The end result in this process still looks like a survey, but one that borrows heavily from the world of statistical modeling and analytics that was more accurate than conventional polling in predicting the outcome of both the 2012 and 2014 elections. If the media wants to see the world the way the campaigns do, and truly understand how they make decisions, they will use the same techniques serious campaigns use to inform their strategy.

Polls at this stage of the process are not hugely important or predictive. It’s telling that candidates who don’t need to worry about making the cutoff for the Fox News debate aren’t spending resources trying to boost their numbers either nationally or in early states. There’s little point, because polls now don’t equal victory next winter and spring.

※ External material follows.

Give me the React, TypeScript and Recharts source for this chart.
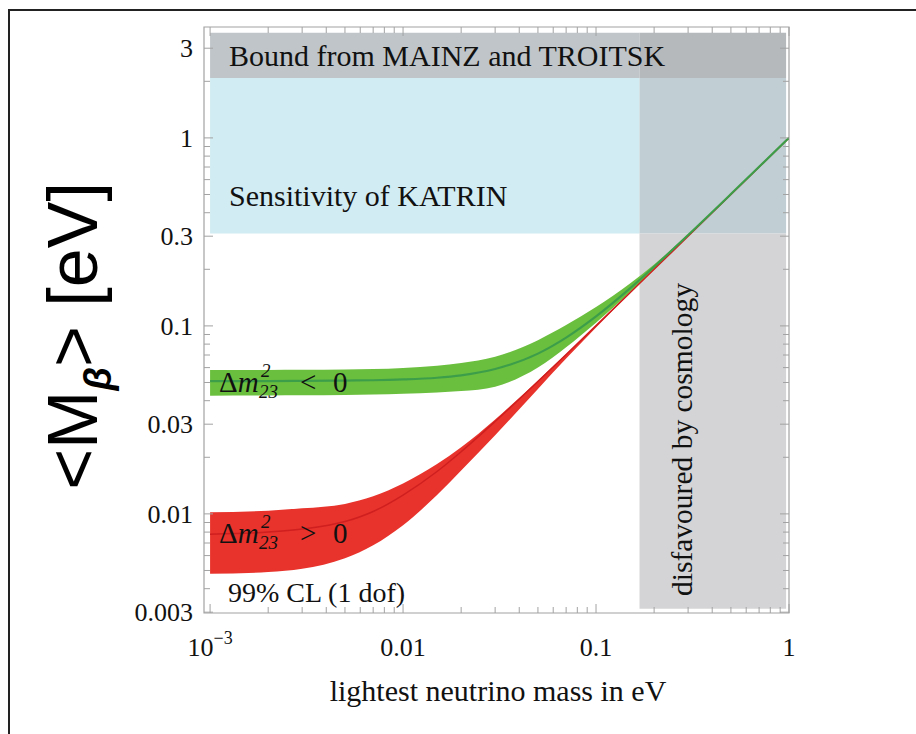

But for those who are on the cusp of making the debate, the polls are make or break, and could determine who has a chance to advance or not. Whatever you think about the 10-candidate limit (I personally think there’s some merit to imposing a chilling effect on new entrants), the criteria for choosing the 10 candidates should be rooted in reality. Sound polling, analytics, and data should be used to gauge opinions amongst the people who are actually likely to vote, not casual passers-by.

Right now, we can’t be certain this is the case.